SHANA: It is a great thing to have, but it has to be appropriate work. If they have a YouTube or My Space account out there, they should clean up their act. Anyone can go out there and see that stuff. Get rid of the party pictures. If your parents can’t look at it, it is not appropriate.

Linked In is a great tool and I would love to see more students get on it. All my recruiters are using it. I am on it as well.



PEP: When should a student start job hunting?

JOE: Yesterday.

SHAWN: I applied for the job at Minneapolis-St Paul in July. I interviewed August 30 and got the job October 9. More than three months passed from the time I heard about the job until I got the offer. So I suggest graduates give themselves four to six months lead time.

MIKE: NOW! It's never too early to look since today's market is so volatile and decisions are made faster than ever.

SHANA: Good students look before they graduate. Even a semester before graduation. We may only hire one or two new grads a year, and when we need people we need them right then usually, so we can’t plan that well. That might mean we lose out on the top students. The cream of the crop of students are proactive.



PEP: If a student does not have a media internship, is that a liability? How
can she or he overcome it?

JOE: By media, does that mean multimedia or journalism/publishing? SJMC’s, and particularly your program’s, emphasis on internships was exactly the right approach. I’ve passed on candidates with undergrad and masters degrees in journalism who hadn’t really done anything, in favor of undergrads who had. Initiative goes a long way in our business. Cars.com long ago got to the point where we’re in a position to demand the most from applicants. We want the former campus editors-in-chief, not the random student, and the more the person seems to have done, the better.

SHAWN: Publishing today has a strong multimedia bent. Most editors at Meredith, for example, are expected to have an online presence; video experience, or at least aptitude, is highly valued. Editors who can be comfortable behind a camera move ahead much more quickly than those who are camera shy. I had a double major at Drake in magazines and public relations, and I have always regarded that public relations background as a key asset because it made me comfortable in front of people.

MIKE: It can be. Real-world experience, especially at this level, is super-important because the ramp-up window is a short one.

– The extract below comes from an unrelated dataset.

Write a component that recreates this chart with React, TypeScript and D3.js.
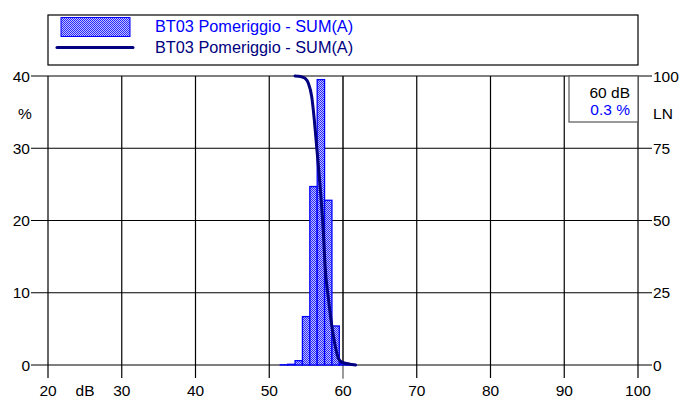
import React from "react";
import * as d3 from "d3";

const seriesName = "BT03 Pomeriggio - SUM(A)";
const binCenters = [52, 53, 54, 55, 56, 57, 58, 59, 60, 61];
const binPercent = [0.03, 0.1, 0.6, 6.7, 24.7, 39.5, 22.8, 5.4, 0.2, 0.06];
const lnLevels = [53.5, 54.0, 54.5, 54.85, 55.3, 55.76, 56.11, 56.43, 56.65, 57.02, 57.33, 57.56, 58.01, 58.47, 58.92, 59.36, 59.82, 60.5, 61.2, 61.7];
const lnPercent = [100, 99.9, 99.6, 99.2, 97.5, 92.8, 84.8, 75.5, 69.2, 57.8, 46.1, 34.6, 23.2, 13.8, 6.9, 2.4, 1.0, 0.5, 0.2, 0];
const xTicks = [20, 30, 40, 50, 60, 70, 80, 90, 100];
const yLeftTicks = [0, 10, 20, 30, 40];
const yRightTicks = [0, 25, 50, 75, 100];
const cursorLevel = 60;
const cursorText = "60 dB";
const cursorValue = "0.3 %";

export default function App() {
  const W = 695, H = 398;
  const x = d3.scaleLinear().domain([20, 100]).range([48, 638]);
  const yL = d3.scaleLinear().domain([0, 40]).range([365, 76]);
  const yR = d3.scaleLinear().domain([0, 100]).range([365, 76]);
  const font = "'Liberation Sans', Arial, sans-serif";
  const navy = "#000080";
  const blue = "#0000ff";
  const line = d3
    .line<number>()
    .x((_, i) => x(lnLevels[i]))
    .y((d) => yR(d))
    .curve(d3.curveMonotoneX);
  const [l, r] = x.range();
  const [b, t] = yL.range();
  return (
    <svg width={W} height={H} style={{ position: "absolute", left: 0, top: 0 }} fontFamily={font}>
      <defs>
        <pattern id="dots" width={2} height={2} patternUnits="userSpaceOnUse">
          <rect width={2} height={2} fill="#c0c0ff" />
          <rect x={0} y={0} width={1} height={1} fill="#2a2aff" />
          <rect x={1} y={1} width={1} height={1} fill="#2a2aff" />
        </pattern>
      </defs>
      <rect width={W} height={H} fill="#fff" />
      {/* legend */}
      <rect x={48} y={15} width={590} height={50} fill="#fff" stroke="#000" strokeWidth={1.2} />
      <rect x={61} y={17.5} width={69} height={19} fill="url(#dots)" stroke={blue} strokeWidth={1} />
      <line x1={57} x2={133} y1={47.5} y2={47.5} stroke={navy} strokeWidth={3} strokeLinecap="round" />
      <text x={155} y={32} fontSize={16.3} fill={blue}>{seriesName}</text>
      <text x={155} y={53} fontSize={16.3} fill={navy}>{seriesName}</text>

      {/* cursor line */}
      <line x1={x(cursorLevel)} x2={x(cursorLevel)} y1={t} y2={b + 14} stroke="#888" strokeWidth={1.2} />
      {/* vertical grid */}
      {xTicks.map((v) => (
        <g key={"x" + v}>
          <line x1={x(v)} x2={x(v)} y1={t} y2={b} stroke="#000" strokeWidth={1.2} />
          <line x1={x(v)} x2={x(v)} y1={b} y2={b + 13} stroke={v === cursorLevel ? "#888" : "#000"} strokeWidth={1.2} />
          <text x={x(v)} y={396} fontSize={15.5} textAnchor="middle" fill="#000">{v}</text>
        </g>
      ))}
      {/* horizontal grid */}
      {yLeftTicks.map((v, i) => (
        <g key={"y" + v}>
          <line x1={l - 17} x2={r + 14} y1={yL(v)} y2={yL(v)} stroke="#000" strokeWidth={1.2} />
          <text x={l - 18} y={yL(v) + 5.5} fontSize={15.5} textAnchor="end" fill="#000">{v}</text>
          <text x={r + 15} y={yR(yRightTicks[i]) + 5.5} fontSize={15.5} textAnchor="start" fill="#000">{yRightTicks[i]}</text>
        </g>
      ))}
      <text x={25} y={119} fontSize={15.5} textAnchor="middle">%</text>
      <text x={663} y={119} fontSize={15.5} textAnchor="middle">LN</text>
      <text x={85} y={396} fontSize={15.5} textAnchor="middle">dB</text>

      {/* bars */}
      {binCenters.map((c, i) => (
        <rect
          key={"b" + c}
          x={x(c - 0.5)}
          y={yL(binPercent[i])}
          width={x(c + 0.5) - x(c - 0.5)}
          height={b - yL(binPercent[i])}
          fill="url(#dots)"
          stroke={blue}
          strokeWidth={1.3}
        />
      ))}
      {/* cumulative curve */}
      <path d={line(lnPercent) || ""} fill="none" stroke={navy} strokeWidth={3} strokeLinejoin="round" strokeLinecap="round" />

      {/* info box */}
      <rect x={569} y={t} width={r - 569} height={46} fill="#fff" stroke="#555" strokeWidth={1.2} />
      <text x={630} y={98} fontSize={15.5} textAnchor="end" fill="#000">{cursorText}</text>
      <text x={630} y={115} fontSize={15.5} textAnchor="end" fill={blue}>{cursorValue}</text>
    </svg>
  );
}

SHANA: If they don’t get an internship, they need to do some volunteer work. I love to see that they played sports, volunteered, worked at the paper even if they didn’t get paid. If they have a job that has nothing to do with their major, list that on their resume. I don’t care if it’s a video store. I like to see that they helped pay for their education. I like to see that on a resume: “Paid 30 percent of my college education.” Students need to show that they didn’t just go to classes.